Friday, Jul. 31, 1964
Daily Double
Prosperity, especially if it really exists, is a splendid theme for an incumbent President to stress in his campaign for reelection. But how much nicer if he can also run against poverty, even if it's found only in pockets.
That prosperity cum poverty parlay is, of course, the election-year daily double that President Johnson hopes to have pay off, and last week he took a substantive stride in the direction of the cashier's window. After two days of stormy debate, the Senate cut Johnson's anti-poverty program by only $15 million, to $947.5 million, and passed it by a resounding roll-call vote of 62 to 33. Fifty-two Democrats and ten liberal Republicans voted for the measure, while eleven Democrats, mostly Southern, and 22 Republicans, led by Barry Goldwater, cried no.
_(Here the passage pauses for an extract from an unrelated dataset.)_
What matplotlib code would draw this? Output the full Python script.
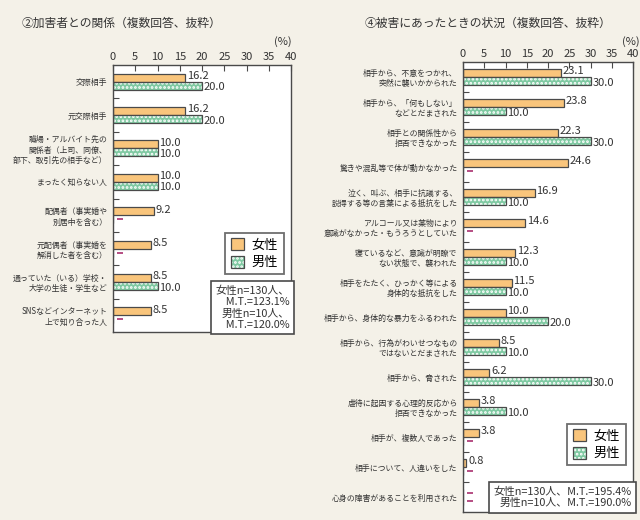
import numpy as np
import matplotlib
matplotlib.use("Agg")
import matplotlib.pyplot as plt
from matplotlib.patches import Patch

plt.rcParams['font.family'] = ['Noto Sans CJK JP', 'DejaVu Sans']
plt.rcParams['hatch.linewidth'] = 1.3

# data
left_labels = ['交際相手', '元交際相手',
               '職場・アルバイト先の\n関係者（上司、同僚、\n部下、取引先の相手など）',
               'まったく知らない人', '配偶者（事実婚や\n別居中を含む）',
               '元配偶者（事実婚を\n解消した者を含む）',
               '通っていた（いる）学校・\n大学の生徒・学生など',
               'SNSなどインターネット\n上で知り合った人']
left_female = [16.2, 16.2, 10.0, 10.0, 9.2, 8.5, 8.5, 8.5]
left_male = [20.0, 20.0, 10.0, 10.0, np.nan, np.nan, 10.0, np.nan]

right_labels = ['相手から、不意をつかれ、\n突然に襲いかかられた',
                '相手から、「何もしない」\nなどとだまされた',
                '相手との関係性から\n拒否できなかった',
                '驚きや混乱等で体が動かなかった',
                '泣く、叫ぶ、相手に抗議する、\n説得する等の言葉による抵抗をした',
                'アルコール又は薬物により\n意識がなかった・もうろうとしていた',
                '寝ているなど、意識が明瞭で\nない状態で、襲われた',
                '相手をたたく、ひっかく等による\n身体的な抵抗をした',
                '相手から、身体的な暴力をふるわれた',
                '相手から、行為がわいせつなもの\nではないとだまされた',
                '相手から、脅された',
                '虐待に起因する心理的反応から\n拒否できなかった',
                '相手が、複数人であった',
                '相手について、人違いをした',
                '心身の障害があることを利用された']
right_female = [23.1, 23.8, 22.3, 24.6, 16.9, 14.6, 12.3, 11.5, 10.0, 8.5, 6.2, 3.8, 3.8, 0.8, np.nan]
right_male = [30.0, 10.0, 30.0, np.nan, 10.0, np.nan, 10.0, 10.0, 20.0, 10.0, 30.0, 10.0, np.nan, np.nan, np.nan]

bg = '#f4f1e8'
f_col = '#f9c57c'
m_col = '#7fc9a2'
edge = '#4a4a4a'
dash_col = '#b0407a'

fig = plt.figure(figsize=(6.4, 5.2), dpi=100, facecolor=bg)


def draw_panel(ax, labels, fem, mal, bh, off):
    n = len(labels)
    y = np.arange(n)
    fem = np.array(fem)
    mal = np.array(mal)
    yf = y - off
    ym = y + off
    ax.barh(yf, np.nan_to_num(fem), height=bh, color=f_col, edgecolor=edge, linewidth=0.9)
    # male: green with white checks, then outline
    ax.barh(ym, np.nan_to_num(mal), height=bh, color=m_col, edgecolor='white', hatch='....', linewidth=0)
    ax.barh(ym, np.nan_to_num(mal), height=bh, color='none', edgecolor=edge, linewidth=0.9)
    # "–" for no answer
    ax.plot(np.full(np.isnan(fem).sum(), 1.6), yf[np.isnan(fem)], ls='none', marker='_',
            ms=4, mew=1.3, color=dash_col)
    ax.plot(np.full(np.isnan(mal).sum(), 1.6), ym[np.isnan(mal)], ls='none', marker='_',
            ms=4, mew=1.3, color=dash_col)
    for i in range(n):
        if not np.isnan(fem[i]):
            ax.text(fem[i] + 0.4, yf[i] - 0.05, f'{fem[i]:.1f}', fontsize=8, va='center', ha='left', color='#333333')
        if not np.isnan(mal[i]):
            ax.text(mal[i] + 0.4, ym[i] + 0.05, f'{mal[i]:.1f}', fontsize=8, va='center', ha='left', color='#333333')
    ax.set_xlim(0, 40)
    ax.set_ylim(n - 0.5, -0.5)
    ax.set_yticks(y)
    ax.set_yticklabels(labels, fontsize=5.7, linespacing=1.2, color='#333333')
    ax.set_yticks(np.arange(n - 1) + 0.5, minor=True)
    ax.tick_params(axis='y', which='major', length=0, pad=4)
    ax.tick_params(axis='y', which='minor', direction='in', length=4, width=0.8, color=edge)
    ax.set_xticks(np.arange(0, 41, 5))
    ax.xaxis.tick_top()
    ax.tick_params(axis='x', direction='in', length=4, width=0.8, labelsize=8, color=edge, labelcolor='#333333', pad=2)
    ax.set_facecolor('white')
    for s in ax.spines.values():
        s.set_color(edge)
        s.set_linewidth(1.0)


ax1 = fig.add_axes([113 / 640, 1 - 332 / 520, 178 / 640, 267 / 520])
draw_panel(ax1, left_labels, left_female, left_male, 0.24, 0.12)

ax2 = fig.add_axes([463 / 640, 1 - 512 / 520, 170 / 640, 450 / 520])
draw_panel(ax2, right_labels, right_female, right_male, 0.27, 0.135)

handles = [Patch(facecolor=f_col, edgecolor=edge, linewidth=0.9),
           (Patch(facecolor=m_col, edgecolor='white', hatch='....', linewidth=0),
            Patch(facecolor='none', edgecolor=edge, linewidth=0.9))]

for ax, anchor in [(ax1, (0.995, 0.395)), (ax2, (0.995, 0.21))]:
    leg = ax.legend(handles=handles, labels=['女性', '男性'], loc='upper right', bbox_to_anchor=anchor,
                    fontsize=9.5, frameon=True, fancybox=False, handlelength=1.0, handleheight=1.0,
                    handletextpad=0.6, borderpad=0.4, labelspacing=0.3)
    leg.get_frame().set_edgecolor(edge)
    leg.get_frame().set_linewidth(1.3)

ax1.text(0.99, 0.008, '女性n=130人、\n  M.T.=123.1%\n男性n=10人、\n  M.T.=120.0%',
         transform=ax1.transAxes, ha='right', va='bottom', fontsize=7.8, linespacing=1.15,
         color='#333333',
         bbox=dict(boxstyle='square,pad=0.4', facecolor='white', edgecolor=edge, linewidth=1.2))
ax2.text(0.99, 0.008, '女性n=130人、M.T.=195.4%\n男性n=10人、M.T.=190.0%',
         transform=ax2.transAxes, ha='right', va='bottom', fontsize=7.8, linespacing=1.15,
         color='#333333',
         bbox=dict(boxstyle='square,pad=0.4', facecolor='white', edgecolor=edge, linewidth=1.2))

fig.text(22 / 640, 1 - 23 / 520, '②加害者との関係（複数回答、抜粋）', fontsize=8.5, va='center', ha='left', color='#333333')
fig.text(365 / 640, 1 - 23 / 520, '④被害にあったときの状況（複数回答、抜粋）', fontsize=8.5, va='center', ha='left', color='#333333')
fig.text(283 / 640, 1 - 42 / 520, '(%)', fontsize=8, va='center', ha='center', color='#333333')
fig.text(622 / 640, 1 - 42 / 520, '(%)', fontsize=8, va='center', ha='left', color='#333333')

fig.savefig('out.png', dpi=100, facecolor=bg)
As approved by the Senate, the Economic Opportunity Act of 1964, under the proposed aegis of Peace Corps Director Sargent Shriver, provides for a work-training program aimed at stemming the growing school-dropout population, a work-study program to help needy college students, a $340 million fund to aid localities in their own anti-poverty schemes, and money for rural-poverty loans and small-business loans. The only major Senate amendment was one introduced by Florida's Democratic Senator George Smathers. It was a sort of concession to states' rights forces, and gave Governors the power to veto youth-camp programs within their borders. Next action will come from the House, which is scheduled to report the Administration bill out of the Rules Committee this week. The prognosis was for much tougher going there than in the Senate.
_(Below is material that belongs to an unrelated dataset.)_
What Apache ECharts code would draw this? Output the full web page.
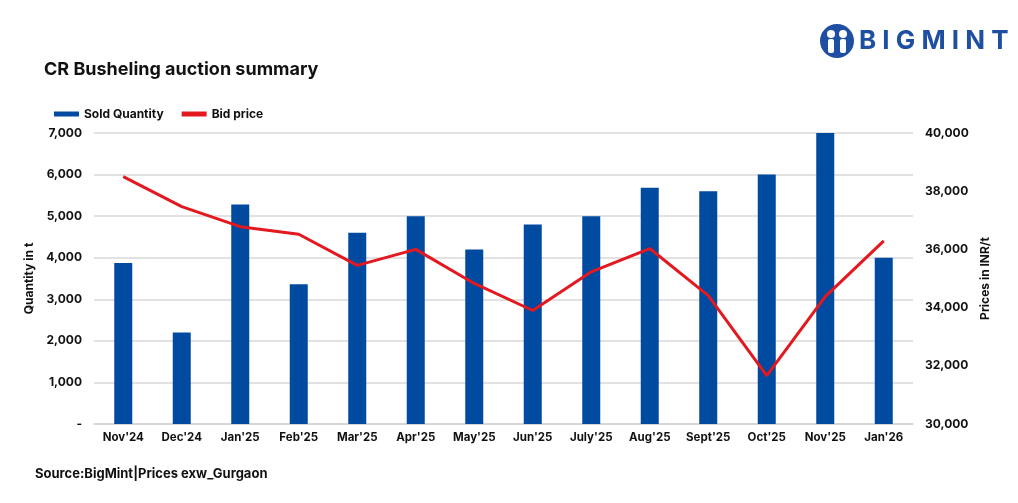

In a spurt of uncommon activity, the Congress last week also:
>Passed, in the Senate, a $207 million pay increase for military personnel. Most servicemen will get 2.5% pay hikes, but officers with less than two years of service will get an 8.5% raise. House passage is virtually certain.
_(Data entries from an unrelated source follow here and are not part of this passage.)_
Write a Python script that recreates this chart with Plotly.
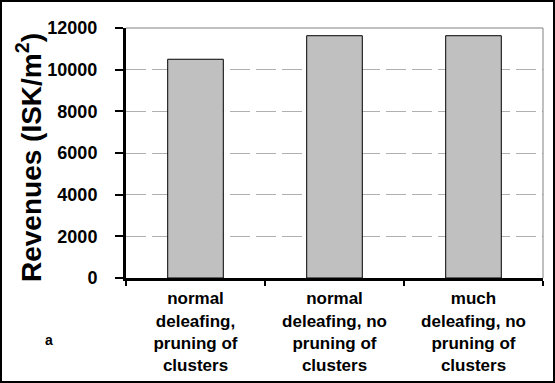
import plotly.graph_objects as go

categories = [
    "normal<br>deleafing,<br>pruning of<br>clusters",
    "normal<br>deleafing, no<br>pruning of<br>clusters",
    "much<br>deleafing, no<br>pruning of<br>clusters",
]
revenues = [10500, 11630, 11630]
y_ticks = [0, 2000, 4000, 6000, 8000, 10000, 12000]
y_tick_labels = ["0", "2000", "4000", "6000", "8000", "10000", "12000"]

W, H = 555, 383
L, R, T, B = 126, 12, 28, 105
pw, ph = W - L - R, H - T - B

def px(x):
    return (x - L) / pw

def py(y):
    return (H - B - y) / ph

FONT = "Liberation Sans, Arial, sans-serif"

fig = go.Figure(go.Bar(
    x=categories, y=revenues,
    marker=dict(color="#c0c0c0", line=dict(color="black", width=1)),
))

fig.update_layout(
    width=W, height=H,
    margin=dict(l=L, r=R, t=T, b=B, pad=0, autoexpand=False),
    paper_bgcolor="white", plot_bgcolor="white",
    bargap=0.6, showlegend=False,
    font=dict(family=FONT, color="black"),
)
fig.update_xaxes(
    type="category", tickson="boundaries", automargin=False,
    showline=True, linecolor="black", linewidth=3,
    ticks="outside", ticklen=5, tickwidth=2, tickcolor="black",
    tickfont=dict(size=17, weight="bold", family=FONT),
    showgrid=False, zeroline=False, ticklabelstandoff=3,
)
fig.update_yaxes(
    range=[0, 12000], tickvals=y_ticks, ticktext=y_tick_labels, automargin=False,
    showline=True, linecolor="black", linewidth=3,
    ticks="outside", ticklen=8, tickwidth=2, tickcolor="black",
    tickfont=dict(size=18, weight="bold", family=FONT),
    showgrid=True, gridcolor="#b0b0b0", gridwidth=1, griddash="20px,6px",
    zeroline=False, ticklabelstandoff=14,
)

fig.add_shape(type="line", xref="paper", yref="paper", x0=0, x1=1, y0=1, y1=1,
              line=dict(color="#808080", width=1))
fig.add_shape(type="line", xref="paper", yref="paper", x0=1, x1=1, y0=0, y1=1,
              line=dict(color="#808080", width=1))
fig.add_shape(type="rect", xref="paper", yref="paper",
              x0=px(1), x1=px(554), y0=py(382), y1=py(1),
              line=dict(color="black", width=2))

fig.add_annotation(text="Revenues (ISK/m<sup>2</sup>)", xref="paper", yref="paper",
                   x=px(29), y=py(158), xanchor="center", yanchor="middle",
                   textangle=-90, showarrow=False,
                   font=dict(size=28, weight="bold", family=FONT))
fig.add_annotation(text="a", xref="paper", yref="paper",
                   x=px(49), y=py(340), xanchor="center", yanchor="middle",
                   showarrow=False,
                   font=dict(size=14, weight="bold", family=FONT))

fig.write_html("out.html", config={"displayModeBar": False},
               post_script="document.body.style.margin='0';document.body.style.padding='0';")
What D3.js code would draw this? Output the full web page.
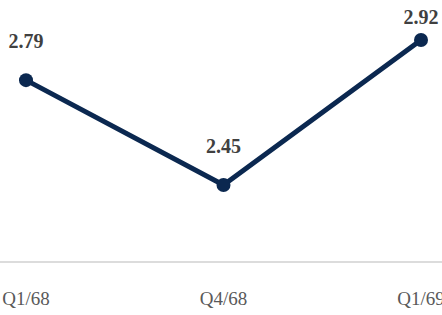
<!DOCTYPE html>
<html>
<head>
<meta charset="utf-8">
<script src="https://cdn.jsdelivr.net/npm/d3@7"></script>
<style>
  body { margin: 0; background: #fff; }
  svg { display: block; }
</style>
</head>
<body>
<svg width="442" height="315"></svg>
<script>
var quarters = ["Q1/68", "Q4/68", "Q1/69"];
var values = [2.79, 2.45, 2.92];

var svg = d3.select("svg"),
    width = 442,
    height = 315;

var x = d3.scalePoint()
    .domain(quarters)
    .range([26, 421]);

var y = d3.scaleLinear()
    .domain([2.2, 3.05])
    .range([262, 0]);

var data = quarters.map(function(q, i) { return { q: q, v: values[i] }; });

// baseline
svg.append("line")
    .attr("x1", 0)
    .attr("x2", width)
    .attr("y1", y(2.2))
    .attr("y2", y(2.2))
    .attr("stroke", "#dcdcdc")
    .attr("stroke-width", 2);

// x labels
svg.append("g")
  .selectAll("text")
  .data(quarters)
  .enter().append("text")
    .attr("x", function(d) { return x(d); })
    .attr("y", 305)
    .attr("text-anchor", "middle")
    .style("font-family", "'Liberation Serif', 'Times New Roman', serif")
    .attr("font-size", 19)
    .attr("fill", "#595959")
    .text(function(d) { return d; });

var line = d3.line()
    .x(function(d) { return x(d.q); })
    .y(function(d) { return y(d.v); });

svg.append("path")
    .datum(data)
    .attr("d", line)
    .attr("fill", "none")
    .attr("stroke", "#0b2850")
    .attr("stroke-width", 5)
    .attr("stroke-linejoin", "round");

svg.append("g")
  .selectAll("circle")
  .data(data)
  .enter().append("circle")
    .attr("cx", function(d) { return x(d.q); })
    .attr("cy", function(d) { return y(d.v); })
    .attr("r", 7)
    .attr("fill", "#0b2850");

// value labels
svg.append("g")
  .selectAll("text")
  .data(data)
  .enter().append("text")
    .attr("x", function(d) { return x(d.q); })
    .attr("y", function(d) { return Math.max(y(d.v) - 32, 24); })
    .attr("text-anchor", "middle")
    .style("font-family", "'Liberation Serif', 'Times New Roman', serif")
    .attr("font-weight", "bold")
    .attr("font-size", 20)
    .attr("fill", "#404040")
    .text(function(d) { return d.v.toFixed(2); });
</script>
</body>
</html>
> Passed, in the House, the most far-reaching land-and water-conservation bill devised since the establishment of the National Park Service in 1916. The program provides the states with $180 million annually for ten years. Most of the money would be used for matching grants to encourage development of outdoor recreational facilities. The bill now goes to the Senate, which may not get around to it before adjournment.
> Passed, in the House, a $287.6 million program to remedy the shortage of trained nurses, of which the nation has only 550,000. The money will go to training schools and nursing students in need of scholarships or loans, in the hope that the number of nurses will thereby be increased to 680,000 by 1970. The Senate will probably approve the bill.